NeuroMoCo: A Neuromorphic Momentum Contrast Learning Method for Spiking Neural Networks
Yuqi Ma, Huamin Wang, Hangchi Shen, Xuemei Chen, Shukai Duan, Shiping Wen
TL;DR
This work tackles the challenge of building robust representations for spiking neural networks (SNNs) on event-based neuromorphic data by introducing NeuroMoCo, a self-supervised momentum-contrast pre-training framework tailored for SNNs. It introduces MixInfoNCE, a time-aware loss that fuses mean-based contrastive cues across the temporal dimension to better capture neuromorphic dynamics. The method employs dual encoders (master and student) with a dynamic queue and momentum updates to pre-train SNN backbones (CNN and Transformer variants) and demonstrates state-of-the-art accuracy on DVS-CIFAR10, DVS128Gesture, and N-Caltech101 using SEW-ResNet-18 and Spikformer-2-256. The findings highlight the effectiveness of SSL pre-training for neuromorphic vision, offering a pathway to more capable and energy-efficient SNNs for event-based perception tasks.
Abstract
Recently, brain-inspired spiking neural networks (SNNs) have attracted great research attention owing to their inherent bio-interpretability, event-triggered properties and powerful perception of spatiotemporal information, which is beneficial to handling event-based neuromorphic datasets.
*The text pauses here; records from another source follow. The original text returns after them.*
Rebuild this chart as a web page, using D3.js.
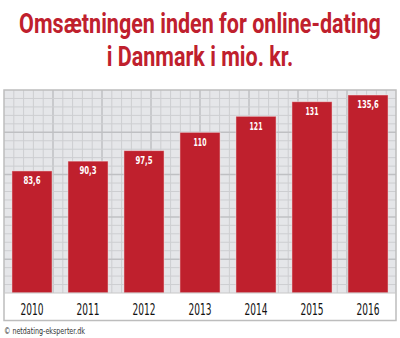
<!DOCTYPE html>
<html><head><meta charset="utf-8">
<script src="https://cdn.jsdelivr.net/npm/d3@7"></script>
<style>body{margin:0;background:#fff}svg{display:block}</style>
</head><body>
<script>
const titleLines = ["Omsætningen inden for online-dating", "i Danmark i mio. kr."];
const years = ["2010","2011","2012","2013","2014","2015","2016"];
const values = [83.6, 90.3, 97.5, 110, 121, 131, 135.6];
const valueLabels = ["83,6","90,3","97,5","110","121","131","135,6"];
const source = "© netdating-eksperter.dk";

(function(){
const W = 400, H = 338;
const pLeft = 4, pRight = 396, pTop = 90, plotBottom = 293, frameBottom = 320.5;
const red = "#bf202d";
const condensed = "'DejaVu Sans Condensed','DejaVu Sans',sans-serif";

const svg = d3.select("body").append("svg").attr("width", W).attr("height", H);

// title: fit line 1 to its width with natural font size, then stretch vertically
const titleG = svg.selectAll("g.title").data(titleLines).join("g").attr("class","title");
const titleText = titleG.append("text")
  .attr("text-anchor","middle")
  .attr("fill", red)
  .style("font-family", "Roboto, 'Open Sans', sans-serif").style("font-weight","bold").style("font-size","20px")
  .text(d=>d);
const natural = titleText.nodes()[0].getComputedTextLength();
const fs = 20 * 362 / natural;
titleText.style("font-size", fs + "px");
const sy = 20 / (0.711 * fs);
titleG.attr("transform", (d,i)=> `translate(200,${i===0 ? 33 : 66}) scale(1,${sy})`);

const x = d3.scaleBand().domain(years).range([pLeft, pRight]).paddingInner(0.283).paddingOuter(0.1415);
const y = d3.scaleLinear().domain([0, 139]).range([plotBottom, pTop]);

// plot background
svg.append("rect").attr("x", pLeft).attr("y", pTop).attr("width", pRight-pLeft).attr("height", plotBottom-pTop)
  .attr("fill", "#e5e6e9");

// grid
const nCols = 40, nRows = 24;
const colW = (pRight-pLeft)/nCols, rowH = (plotBottom-pTop)/nRows;
const g = svg.append("g");
g.selectAll("line.v").data(d3.range(1, nCols)).join("line")
  .attr("x1", i=>pLeft+i*colW).attr("x2", i=>pLeft+i*colW)
  .attr("y1", pTop).attr("y2", plotBottom)
  .attr("stroke", i=> i%5===0 ? "#bfc0c3" : "#cdced1")
  .attr("stroke-width", i=> i%5===0 ? 1.5 : 1);
g.selectAll("line.h").data(d3.range(1, nRows)).join("line")
  .attr("y1", i=>pTop+i*rowH).attr("y2", i=>pTop+i*rowH)
  .attr("x1", pLeft).attr("x2", pRight)
  .attr("stroke", i=> i%5===0 ? "#bfc0c3" : "#cdced1")
  .attr("stroke-width", i=> i%5===0 ? 1.5 : 1);

// bars
svg.selectAll("rect.bar").data(values).join("rect")
  .attr("class","bar")
  .attr("x", (d,i)=>x(years[i])).attr("width", x.bandwidth())
  .attr("y", d=>y(d)).attr("height", d=>plotBottom - y(d))
  .attr("fill", red)
  .attr("stroke", "rgba(255,255,255,0.45)").attr("stroke-width", 1);

// value labels
svg.selectAll("text.val").data(values).join("text")
  .attr("class","val")
  .attr("x", (d,i)=>x(years[i]) + x.bandwidth()/2)
  .attr("y", d=>y(d) + 13.3)
  .attr("text-anchor","middle").attr("fill","#fff")
  .style("font-family", condensed).style("font-weight","bold").style("font-size","10px")
  .attr("textLength", (d,i)=> valueLabels[i].length * 4.3)
  .attr("lengthAdjust","spacingAndGlyphs")
  .text((d,i)=>valueLabels[i]);

// frame
svg.append("rect").attr("x", pLeft).attr("y", pTop).attr("width", pRight-pLeft).attr("height", frameBottom-pTop)
  .attr("fill","none").attr("stroke","#bdbdbd").attr("stroke-width",1.5);
svg.append("line").attr("x1", pLeft).attr("x2", pRight).attr("y1", plotBottom).attr("y2", plotBottom)
  .attr("stroke","#c8c8c8").attr("stroke-width",1);

// x axis labels
const xAxis = d3.axisBottom(x).tickSize(0).tickPadding(0);
const ax = svg.append("g").attr("transform", `translate(0,${plotBottom})`).call(xAxis);
ax.select(".domain").remove();
ax.selectAll("text")
  .attr("y", 22).attr("dy", 0)
  .attr("fill","#111")
  .style("font-family", condensed).style("font-size","16px")
  .attr("textLength", 23).attr("lengthAdjust","spacingAndGlyphs");

// source
svg.append("text").attr("x", 4).attr("y", 334)
  .attr("fill","#333")
  .style("font-family", condensed).style("font-size","9.5px")
  .attr("textLength", 81).attr("lengthAdjust","spacingAndGlyphs")
  .text(source);
})();
</script>
</body></html>
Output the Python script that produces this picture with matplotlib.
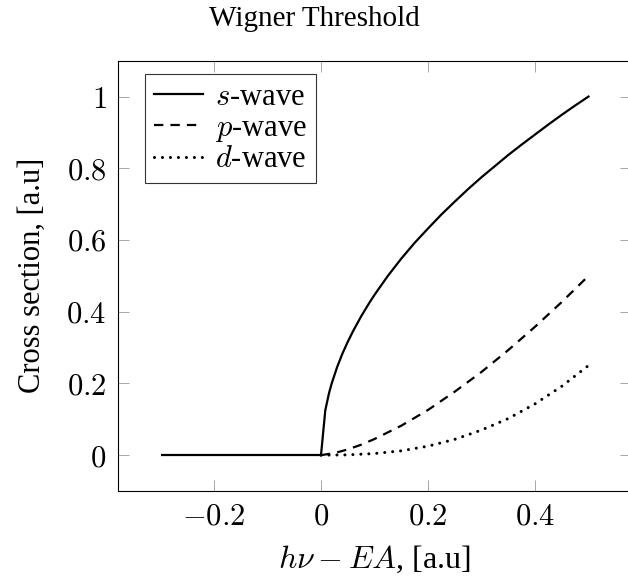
import matplotlib
matplotlib.use("Agg")
import matplotlib.pyplot as plt
from matplotlib.ticker import FixedLocator, FuncFormatter

plt.rcParams['font.family'] = ['Liberation Serif', 'DejaVu Serif']
plt.rcParams['mathtext.fontset'] = 'cm'

# data
x_flat = [-0.3, 0.0]
y_flat = [0.0, 0.0]
x_s = [0.0, 0.008, 0.015, 0.02, 0.03, 0.04, 0.05, 0.06, 0.075, 0.09, 0.1, 0.125, 0.15,
       0.175, 0.2, 0.225, 0.25, 0.275, 0.3, 0.325, 0.35, 0.375, 0.4, 0.425, 0.45, 0.475, 0.5]
y_s = [0.0, 0.125, 0.173, 0.20, 0.245, 0.283, 0.316, 0.346, 0.387, 0.424, 0.447, 0.50, 0.548,
       0.592, 0.632, 0.671, 0.707, 0.742, 0.775, 0.806, 0.837, 0.866, 0.894, 0.922, 0.949, 0.975, 1.00]
x_p = [0.0, 0.025, 0.05, 0.075, 0.1, 0.15, 0.2, 0.25, 0.3, 0.35, 0.4, 0.45, 0.5]
y_p = [0.0, 0.0056, 0.016, 0.029, 0.045, 0.082, 0.126, 0.177, 0.232, 0.293, 0.358, 0.427, 0.50]
x_d = [0.0, 0.05, 0.1, 0.15, 0.2, 0.25, 0.3, 0.35, 0.4, 0.45, 0.5]
y_d = [0.0, 0.0008, 0.0045, 0.012, 0.025, 0.044, 0.070, 0.102, 0.143, 0.192, 0.25]
labels = [r'$s$-wave', r'$p$-wave', r'$d$-wave']
xticks = [-0.2, 0.0, 0.2, 0.4]
yticks = [0.0, 0.2, 0.4, 0.6, 0.8, 1.0]

fig = plt.figure(figsize=(6.28, 5.83), dpi=100)
ax = fig.add_axes([117.7/628, 92/583, (631.3-117.7)/628, (491-60.7)/583])

lw = 1.6
ax.plot(x_flat, y_flat, color='black', lw=lw, solid_capstyle='butt')
ax.plot(x_s, y_s, color='black', lw=lw, label=labels[0])
ax.plot(x_p, y_p, color='black', lw=lw, linestyle=(0, (4.2, 3.2)), dash_capstyle='butt', label=labels[1])
ax.plot(x_d, y_d, color='black', lw=2.2, linestyle=(0, (0.01, 2.6)), dash_capstyle='round', label=labels[2])

ax.set_xlim(-0.38, 0.58)
ax.set_ylim(-0.1, 1.1)

def fmt(v, pos):
    if abs(v) < 1e-9:
        return r'$0$'
    return '$' + ('%g' % v) + '$'

ax.xaxis.set_major_locator(FixedLocator(xticks))
ax.yaxis.set_major_locator(FixedLocator(yticks))
ax.xaxis.set_major_formatter(FuncFormatter(fmt))
ax.yaxis.set_major_formatter(FuncFormatter(fmt))
ax.tick_params(direction='in', length=8, width=0.6, color='#999999',
               top=True, right=True, labelsize=22, pad=8)
for sp in ax.spines.values():
    sp.set_linewidth(0.8)
    sp.set_color('black')

ax.set_xlabel(r'$h\nu - EA$, [a.u]', fontsize=23, labelpad=9)
ax.set_ylabel('Cross section, [a.u]', fontsize=22, labelpad=14)
fig.text(0.5, 1 - 19/583, 'Wigner Threshold', ha='center', va='center', fontsize=21)

leg = ax.legend(loc='upper left', fontsize=22, frameon=True, fancybox=False,
                edgecolor='black', handlelength=1.6, handletextpad=0.4,
                labelspacing=0.05, borderpad=0.3, borderaxespad=0.0,
                bbox_to_anchor=((145-117.7)/(631.3-117.7), 1 - (74-60.7)/(491-60.7)))
leg.get_frame().set_linewidth(0.8)

fig.savefig('out.png', dpi=100)
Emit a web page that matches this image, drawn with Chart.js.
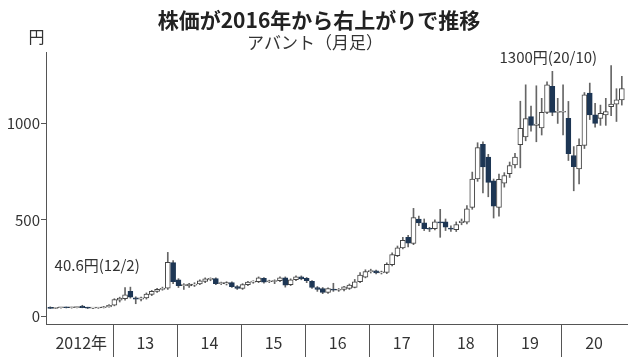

In contrast to conventional static image datasets, event-based neuromorphic datasets present heightened complexity in feature extraction due to their distinctive time series and sparsity characteristics, which influences their classification accuracy. To overcome this challenge, a novel approach termed Neuromorphic Momentum Contrast Learning (NeuroMoCo) for SNNs is introduced in this paper by extending the benefits of self-supervised pre-training to SNNs to effectively stimulate their potential. This is the first time that self-supervised learning (SSL) based on momentum contrastive learning is realized in SNNs. In addition, we devise a novel loss function named MixInfoNCE tailored to their temporal characteristics to further increase the classification accuracy of neuromorphic datasets, which is verified through rigorous ablation experiments. Finally, experiments on DVS-CIFAR10, DVS128Gesture and N-Caltech101 have shown that NeuroMoCo of this paper establishes new state-of-the-art (SOTA) benchmarks: 83.6% (Spikformer-2-256), 98.62% (Spikformer-2-256), and 84.4% (SEW-ResNet-18), respectively.